Somehow this has turned out to be Wolf Day. That was not how it was planned but just the way the news arrived. — jtl
Sixteen-year-old Noah Graham of Solway is lucky to be alive after being attacked without warning by a wolf while sitting at a campfire with friends last month on Lake Winnibigoshish near the town of Bemidji in far northern Minnesota.
“I had to reach behind me and jerk my head out of its mouth,” he reported, after which he leaped to his feet and fought back until the wolf fled. He suffered a four-inch gash on his scalp, closed with 17 staples — “the worst pain of my life” — and required a series of rabies shots. Meanwhile, Minnesota Department of Natural Resources (DNR) officials, who called Noah’s experience the first documented serious-injury wolf attack on a human in Minnesota, jumped to the wolf’s defense asserting that a wolf killed nearby — it may not be the attacking wolf — had a “jaw deformity.”
Defenders of Wildlife (DOW), which might as well call itself Defenders of Wolves — they even have a statue of one outside their headquarters — said it was “surprised” by the attack.
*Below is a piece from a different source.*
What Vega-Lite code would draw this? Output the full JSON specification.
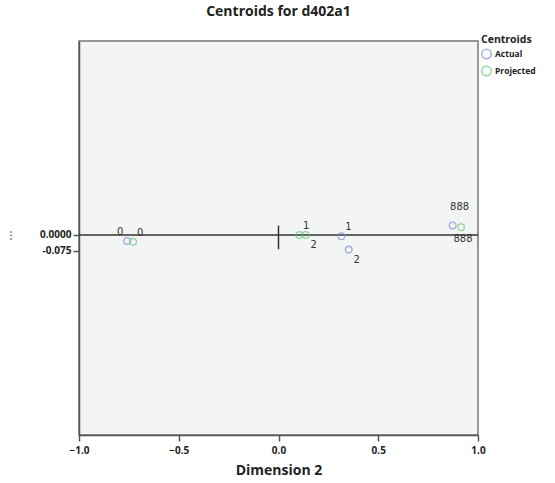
{
  "$schema": "https://vega.github.io/schema/vega-lite/v6.json",
  "width": 399,
  "height": 394,
  "autosize": "none",
  "padding": {"left": 79, "top": 41, "right": 77, "bottom": 48},
  "background": "white",
  "title": {"text": "Centroids for d402a1", "font": "Open Sans", "fontSize": 14, "fontWeight": "bold", "color": "#222", "offset": 16, "anchor": "middle"},
  "config": {
    "view": {"fill": "#f3f5f4", "stroke": "#777", "strokeWidth": 1.5},
    "axis": {"labelFont": "Open Sans", "labelFontWeight": "bold", "labelFontSize": 10, "labelColor": "#222", "titleFont": "Open Sans", "titleFontWeight": "bold", "titleFontSize": 14, "titleColor": "#222", "domainColor": "#555", "domainWidth": 1.5, "tickColor": "#555", "tickWidth": 1.5, "tickSize": 6, "grid": false, "labelFlush": false}
  },
  "datasets": {
    "pts": [
      {"series": "Actual", "cat": "0", "d2": -0.759, "d1": -0.029},
      {"series": "Projected", "cat": "0", "d2": -0.729, "d1": -0.033},
      {"series": "Actual", "cat": "1", "d2": 0.315, "d1": -0.006},
      {"series": "Projected", "cat": "1", "d2": 0.104, "d1": 0.0},
      {"series": "Actual", "cat": "2", "d2": 0.352, "d1": -0.070},
      {"series": "Projected", "cat": "2", "d2": 0.136, "d1": 0.0},
      {"series": "Actual", "cat": "888", "d2": 0.873, "d1": 0.045},
      {"series": "Projected", "cat": "888", "d2": 0.915, "d1": 0.037}
    ],
    "ref": [{"x0": -1, "x1": 1, "y0": 0, "vx": 0, "vy0": 0.045, "vy1": -0.068}]
  },
  "layer": [
    {
      "data": {"name": "ref"},
      "mark": {"type": "rule", "color": "#333", "strokeWidth": 1.5},
      "encoding": {
        "x": {"field": "x0", "type": "quantitative", "scale": {"domain": [-1, 1]}},
        "x2": {"field": "x1"},
        "y": {"field": "y0", "type": "quantitative"}
      }
    },
    {
      "data": {"name": "ref"},
      "mark": {"type": "rule", "color": "#333", "strokeWidth": 1.5},
      "encoding": {
        "x": {"field": "vx", "type": "quantitative"},
        "y": {"field": "vy0", "type": "quantitative"},
        "y2": {"field": "vy1"}
      }
    },
    {
      "data": {"name": "pts"},
      "mark": {"type": "point", "shape": "circle", "filled": false, "size": 45, "strokeWidth": 1.3},
      "encoding": {
        "x": {"field": "d2", "type": "quantitative", "scale": {"domain": [-1, 1], "nice": false, "zero": false}, "axis": {"title": "Dimension 2", "values": [-1, -0.5, 0, 0.5, 1], "format": ".1f", "titlePadding": 8, "labelPadding": 4}},
        "y": {"field": "d1", "type": "quantitative", "scale": {"domain": [-0.957, 0.928], "nice": false, "zero": false}, "axis": {"title": "...", "values": [0, -0.075], "labelExpr": "datum.value == 0 ? '0.0000' : '-0.075'", "titleColor": "#999", "titleX": -72, "titleY": 194, "titleBaseline": "middle", "titleFontSize": 12, "labelPadding": 2}},
        "stroke": {"field": "series", "type": "nominal", "scale": {"domain": ["Actual", "Projected"], "range": ["#7f8fd0", "#6cc77a"]},
          "legend": {"title": "Centroids", "orient": "none", "legendX": 402, "legendY": -6, "titleFont": "Open Sans", "titleFontSize": 10.5, "titleFontWeight": "bold", "titleColor": "#222", "labelFont": "Open Sans", "labelFontSize": 8.5, "labelFontWeight": "bold", "labelColor": "#222", "symbolSize": 90, "symbolStrokeWidth": 1.5, "rowPadding": 0, "labelOffset": 3, "titlePadding": 3}}
      }
    },
    {
      "data": {"name": "pts"},
      "transform": [{"filter": "(datum.series == 'Actual' && datum.cat == '0')"}],
      "mark": {"type": "text", "font": "DejaVu Sans", "fontSize": 10, "color": "#333", "dx": -7, "dy": -9},
      "encoding": {"x": {"field": "d2", "type": "quantitative"}, "y": {"field": "d1", "type": "quantitative"}, "text": {"field": "cat"}}
    },
    {
      "data": {"name": "pts"},
      "transform": [{"filter": "(datum.series == 'Projected' && datum.cat == '0') || datum.cat == '1'"}],
      "mark": {"type": "text", "font": "DejaVu Sans", "fontSize": 10, "color": "#333", "dx": 7, "dy": -9},
      "encoding": {"x": {"field": "d2", "type": "quantitative"}, "y": {"field": "d1", "type": "quantitative"}, "text": {"field": "cat"}}
    },
    {
      "data": {"name": "pts"},
      "transform": [{"filter": "datum.cat == '2'"}],
      "mark": {"type": "text", "font": "DejaVu Sans", "fontSize": 10, "color": "#333", "dx": 8, "dy": 10},
      "encoding": {"x": {"field": "d2", "type": "quantitative"}, "y": {"field": "d1", "type": "quantitative"}, "text": {"field": "cat"}}
    },
    {
      "data": {"name": "pts"},
      "transform": [{"filter": "datum.series == 'Actual' && datum.cat == '888'"}],
      "mark": {"type": "text", "font": "DejaVu Sans", "fontSize": 10, "color": "#333", "dx": 7, "dy": -19},
      "encoding": {"x": {"field": "d2", "type": "quantitative"}, "y": {"field": "d1", "type": "quantitative"}, "text": {"field": "cat"}}
    },
    {
      "data": {"name": "pts"},
      "transform": [{"filter": "datum.series == 'Projected' && datum.cat == '888'"}],
      "mark": {"type": "text", "font": "DejaVu Sans", "fontSize": 10, "color": "#333", "dx": 2, "dy": 12},
      "encoding": {"x": {"field": "d2", "type": "quantitative"}, "y": {"field": "d1", "type": "quantitative"}, "text": {"field": "cat"}}
    }
  ]
}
DOW went further than the DNR noting not only that the wolf “had some malformation of its jaw” but also that it was “reportedly habituated to humans.” But DOW downplayed the incident contending that “only two known deaths have occurred from wild wolf attacks across all of North America in modern history.” That is a bit of an understatement and far from a full and accurate accounting of the dangers to mankind from wolves, but DOW has come a long way in truth telling about the wolf since the 1990s.